Hey Mike! :)
- Classloading - I have had many problems with NutchConf due to the
way it loads it's resources. In a J2EE scenario, it's simply evil :)
Would there be any great problem with switching it's classloader to
Thead.currentThread().getContextClassloader() instead of the current
static classloader? It's a lot 'friendlier' to do it this way. I can
submit a patch to do this very quickly if others are keen (or anyone
can do it - I've done it locally, takes about 30 keystrokes!)
The only code I know uses class-loading is the plugin system.
But we have a very simple model there, each plugin has it own class-
loader and depending plugins share it's jar files in a UrlClassloader.

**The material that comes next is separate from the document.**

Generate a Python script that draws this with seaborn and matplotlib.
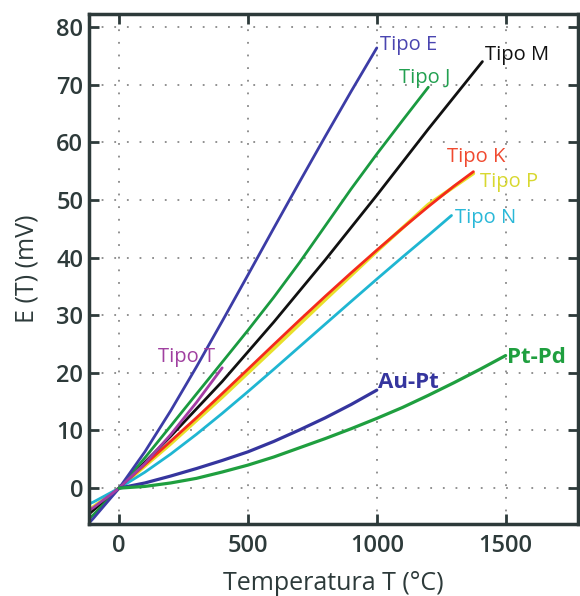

The mother class-loader of a plugin class-loader is the static
classloader of the plugin class, but there are no other hierarchies.
- Statics - On that issue, there are an awful lot of static classes
and methods around. This makes configuring and using Nutch in 'non
standard' ways difficult as things are hard coded together (for
example I can't easily swap out NutchConf to do my own configuration
mechanism as it's all static accesses!). Is there any interest in
removing / refactoring these statics out to make Nutch more flexible?
Are you using 0.7 or 0.8? One actually issue in 0.8 is to move to a
non static access of the nutch configuration.
- Plugins / physical files - Quite a lot of stuff in Nutch seems to
rely on physical files (for example plugins are loaded by looking for
the "/plugins" directory on disk IIRC). In a J2EE environment, this
means you can't deploy the WAR as a non-expanded WAR for example. Can
we switch from loading files directly to loading resources as streams?
This means you can load a file from the classloader regardless of
whether or not it exists as a physical file.
Why not, problem back in the days was to load physically jars and
plugin.xml files.
If you see other possibilities let us know.
More as I play more tomorrow - great work so far though, I love what I
see. I know I'm using things as they're "not meant to be used" but I'm
a big fan of flexible, simple systems and I think Nutch could get
there with only a little work.
Such things was already discussed in the context to put nutch on top
of a jmx, there is somehow a mail from Doug regarding plans porting
nutch tools to so called actions.
I think that is somehow out of scope today since 0.8 introduce map
reduce technology and you processing task are executed in a kind of
container (tasktracker).
As mentioned I guess 0.8 would be more interesting for you, in case
you are planing to integrate nutch somehow in a j2ee environment,
since at least you only need to bring the taks tracker (worker)and
jobtrcker (manager) as (jmx) beans into the container. May a problem
could be that the tasktracker executes it tasks in a new jvm, but
this can be changed easily. However executes task in a new jvm makes
a lot of sense for us, since it provides this kind of stability we
need in such a gird style distributed application.
Stefan